* [Source excerpt]:
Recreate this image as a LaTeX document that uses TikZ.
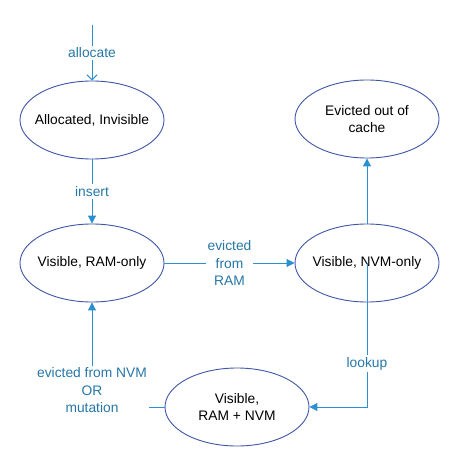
\documentclass[tikz,border=0pt]{standalone}
\usepackage{fontspec}
\setmainfont{Liberation Sans}
\usetikzlibrary{arrows.meta, shapes.geometric}

\begin{document}
\begin{tikzpicture}[x=1pt, y=-1pt,
  state/.style={ellipse, draw=stateblue, fill=white, line width=0.9pt,
    minimum width=144pt, minimum height=78pt, inner xsep=-12pt, inner ysep=0pt,
    align=center, font=\fontsize{13.8}{17}\selectfont},
  edge/.style={draw=edgeblue, line width=1pt, -{Triangle[width=8pt, length=8pt]}},
  lbl/.style={fill=white, text=labelblue, inner sep=2pt, align=center,
    font=\fontsize{13.8}{17.5}\selectfont}]

  % Define custom colors
  \definecolor{stateblue}{HTML}{3F56A6}
  \definecolor{edgeblue}{HTML}{2B8FD0}
  \definecolor{labelblue}{HTML}{2677A8}
  % Canvas
  \useasboundingbox (0,0) rectangle (454,457);
  % States
  \node[state] (alc) at (92,120) {Allocated, Invisible};
  \node[state] (ram) at (92,263) {Visible, RAM-only};
  \node[state] (nvm) at (367,263) {Visible, NVM-only};
  \node[state] (evc) at (367,119) {Evicted out of\\cache};
  \node[state] (rn) at (237,407) {Visible,\\RAM + NVM};
  \coordinate (start) at (92,25);
  % Transitions
  \draw[edge, -{Straight Barb[width=10pt, length=5pt]}] (start) -- node[lbl] {allocate} (alc);
  \draw[edge] (alc) -- node[lbl] {insert} (ram);
  \draw[edge] (ram) -- node[lbl] {evicted\\from\\RAM} (nvm);
  \draw[edge] (nvm) -- (evc);
  \draw[edge] (nvm.center) |- node[lbl, pos=0.35] {lookup} (rn);
  \draw[edge] (rn) -| node[lbl, pos=0.58] {evicted from NVM\\OR\\mutation} (ram);

\end{tikzpicture}
\end{document}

* [What this task involves]: Keep the pictures out of the copy and write out the data exactly as it stands.

* [Reply]:
Recreate this image as a LaTeX document that uses TikZ.
\documentclass[tikz,border=0pt]{standalone}
\usepackage{fontspec}
\setmainfont{Liberation Sans}
\usetikzlibrary{arrows.meta, shapes.geometric}

\begin{document}
\begin{tikzpicture}[x=1pt, y=-1pt,
  state/.style={ellipse, draw=stateblue, fill=white, line width=0.9pt,
    minimum width=144pt, minimum height=78pt, inner xsep=-12pt, inner ysep=0pt,
    align=center, font=\fontsize{13.8}{17}\selectfont},
  edge/.style={draw=edgeblue, line width=1pt, -{Triangle[width=8pt, length=8pt]}},
  lbl/.style={fill=white, text=labelblue, inner sep=2pt, align=center,
    font=\fontsize{13.8}{17.5}\selectfont}]

  % Define custom colors
  \definecolor{stateblue}{HTML}{3F56A6}
  \definecolor{edgeblue}{HTML}{2B8FD0}
  \definecolor{labelblue}{HTML}{2677A8}
  % Canvas
  \useasboundingbox (0,0) rectangle (454,457);
  % States
  \node[state] (alc) at (92,120) {Allocated, Invisible};
  \node[state] (ram) at (92,263) {Visible, RAM-only};
  \node[state] (nvm) at (367,263) {Visible, NVM-only};
  \node[state] (evc) at (367,119) {Evicted out of\\cache};
  \node[state] (rn) at (237,407) {Visible,\\RAM + NVM};
  \coordinate (start) at (92,25);
  % Transitions
  \draw[edge, -{Straight Barb[width=10pt, length=5pt]}] (start) -- node[lbl] {allocate} (alc);
  \draw[edge] (alc) -- node[lbl] {insert} (ram);
  \draw[edge] (ram) -- node[lbl] {evicted\\from\\RAM} (nvm);
  \draw[edge] (nvm) -- (evc);
  \draw[edge] (nvm.center) |- node[lbl, pos=0.35] {lookup} (rn);
  \draw[edge] (rn) -| node[lbl, pos=0.58] {evicted from NVM\\OR\\mutation} (ram);

\end{tikzpicture}
\end{document}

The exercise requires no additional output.